Fiduciary spirit and duties thrive in the hearts and practices of thousands of fiduciary advisers. Consumers should be thankful. Against the odds, fiduciary advisers have persevered and are rightly proud to have adopted this “extremely high standard” as their North Star to serve clients.
Yet, most fiduciary advisers do not effectively communicate what they do to meet this extremely high standard. That is, they do not communicate or explain what it means to be like an Olympic medalist, college football champion team or meet the highest academic standard.

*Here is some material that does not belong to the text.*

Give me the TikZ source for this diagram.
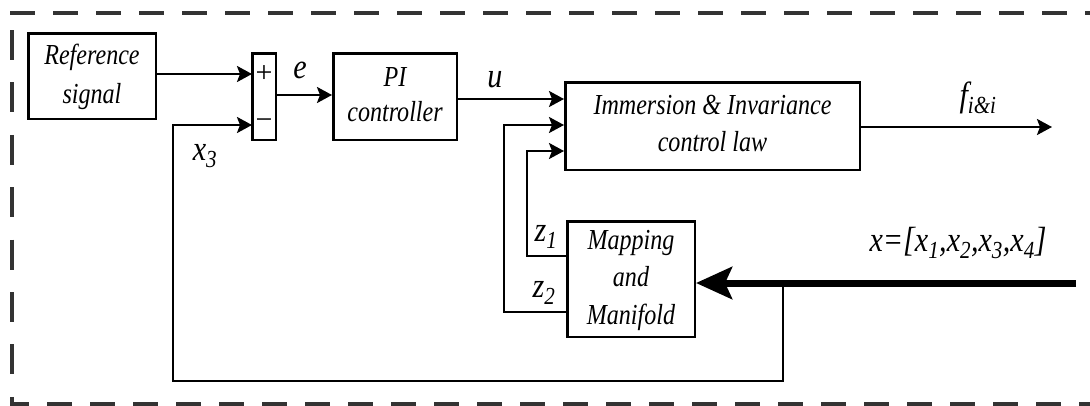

That is they do not talk about what fiduciaries do differently from non-fiduciaries. For the most part adviser communications remain associated with the legal compliance standard or what financial planning means. Legal compliance is important, of course. Communications can address what it means to clients to meet the extremely high ethical fiduciary standard.
Granted, communicating excellence as a professional is not easy. Yet, it is essential.
The regulatory environment for fiduciary advisers makes it challenging. Over the past twenty years, the industry and some regulators have claimed that fiduciary and fee-only practices are not really a higher standard at all. They claim that sales brokers and fiduciary advisers are much the same.
These claims defy history, law, facts and common sense. They defy the higher fiduciary standard emblazoned in the Investment Advisers Act and affirmed by the Supreme Court.
Jimmy Carter was an unabashed public fiduciary. Carter demonstrated fiduciary loyalty, honesty and transparency at an extremely high standard. Fiduciary advisers can learn from what Carter did.